Et voilà que, la branlée à peine consommée, tel un Sarkozy de l’ovale, on a vu arriver Bernard Laporte, l’ancien champion de France avec les Rapetous, l’ancien ministre des sports, l’ancien ci et l’ancien ça. Il allait tout changer, tout remettre comme il faut. Il avait oublié que le premier à avoir revisité le rugby hexagonal c’était lui. Comme un Macron ovalide, il avait commencé à mettre le rugby national au niveau de ses partenaires européens. Plus de fautes, plus de déficit de plus de 3 % comme le voulait les arbitres. L’Europe, quelle belle référence. Il avait oublié que, seul un concours de circonstances lui avait permis de rester le chef et d’avoir quelques lignes de plus sur son CV. Son bilan ne valait guère mieux que celui de ses successeurs, même le dernier en date.
Et tous de se flatter, de s’auto-congratuler pour approcher au plus près le Graal grand-breton. Comme l’Allemagne l’est à l’économie et en automobile, l’Angleterre l’est en terme de rugby et de sérieux. Sauf que comme pour la Teutonnie ou pour la «perfide» Albion, on peut se planter !

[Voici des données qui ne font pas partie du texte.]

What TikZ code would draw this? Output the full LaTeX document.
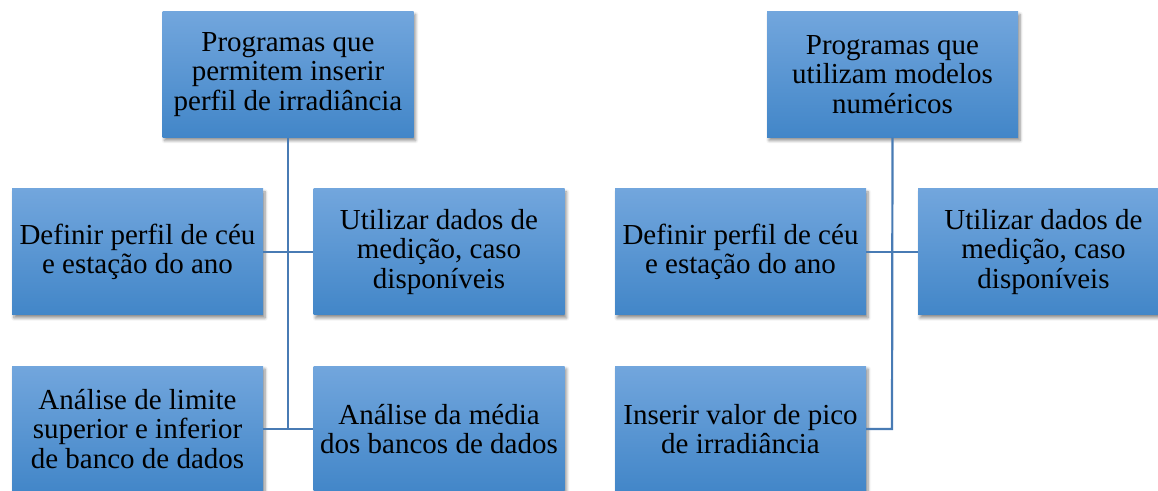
\documentclass[tikz,border=0pt]{standalone}
\usepackage{fontspec}
\setmainfont{Liberation Serif}
\usetikzlibrary{shadows.blur}
\definecolor{boxtop}{RGB}{114,166,221}
\definecolor{boxbot}{RGB}{66,134,200}
\definecolor{linkc}{RGB}{72,123,180}
\tikzset{
  box/.style={rectangle, minimum width=251pt, minimum height=126pt, inner sep=0pt,
    top color=boxtop, bottom color=boxbot, align=center,
    font=\fontsize{29}{29.5}\selectfont,
    blur shadow={shadow xshift=2pt, shadow yshift=-3pt, shadow blur steps=6, shadow opacity=45, shadow blur radius=3pt}},
  link/.style={draw=linkc, line width=2.2pt}
}
\begin{document}
\begin{tikzpicture}[x=1pt,y=1pt]
\useasboundingbox (0,0) rectangle (1158,490);
\clip (0,0) rectangle (1158,490);
% left diagram
\node[box] (lt) at (288,415.5) {Programas que\\permitem inserir\\perfil de irradiância};
\node[box] (l1) at (137.5,238) {Definir perfil de céu\\e estação do ano};
\node[box] (l2) at (439,238) {Utilizar dados de\\medição, caso\\disponíveis};
\node[box] (l3) at (137.5,61) {Análise de limite\\superior e inferior\\de banco de dados};
\node[box] (l4) at (439,61) {Análise da média\\dos bancos de dados};
\coordinate (lj) at (288,61);
% right diagram
\node[box] (rt) at (892.5,415.5) {Programas que\\utilizam modelos\\numéricos};
\node[box] (r1) at (740.5,238) {Definir perfil de céu\\e estação do ano};
\node[box] (r2) at (1043.5,238) {Utilizar dados de\\medição, caso\\disponíveis};
\node[box] (r3) at (740.5,61) {Inserir valor de pico\\de irradiância};
\coordinate (rj) at (892,61);
% connectors
\draw[link] (lt.south) -- (lj);
\draw[link] (l1.east) -- (l2.west);
\draw[link] (l3.east) -- (l4.west);
\draw[link] (rt.south) -- (rj) -- (r3.east);
\draw[link] (r1.east) -- (r2.west);
\end{tikzpicture}
\end{document}
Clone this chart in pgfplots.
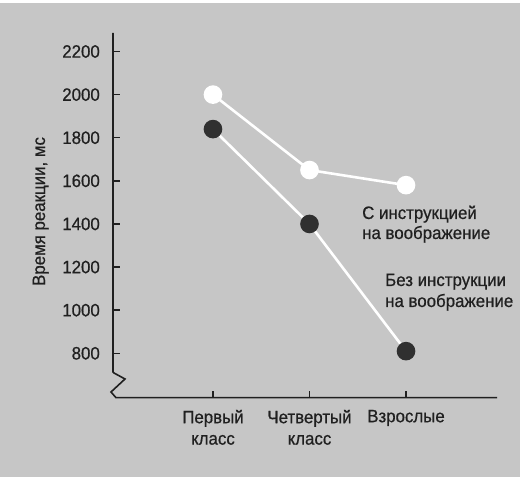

Un match de rugby ce n’est finalement pas si important dans la vie de tous les jours. Cependant, le rugby est une parfaite métaphore de notre société actuelle. Là, c’est bel et bien celle de gens qui n’ont pas compris qu’il ne sert à rien de s’arquebouter sur des convictions dépassées. Là, sans aucun problème, vous pouvez remplacer chaque nom, chaque situation rugbystique, par celui d’un politicien actuel, par une situation géo-politique actuelle. Le rugby école de la vie n’ont de cesse de répéter tous les éducateurs de France, et de Navarre inclus. Les dernières péripéties de la coupe du monde 2015 en sont décidément de belles preuves.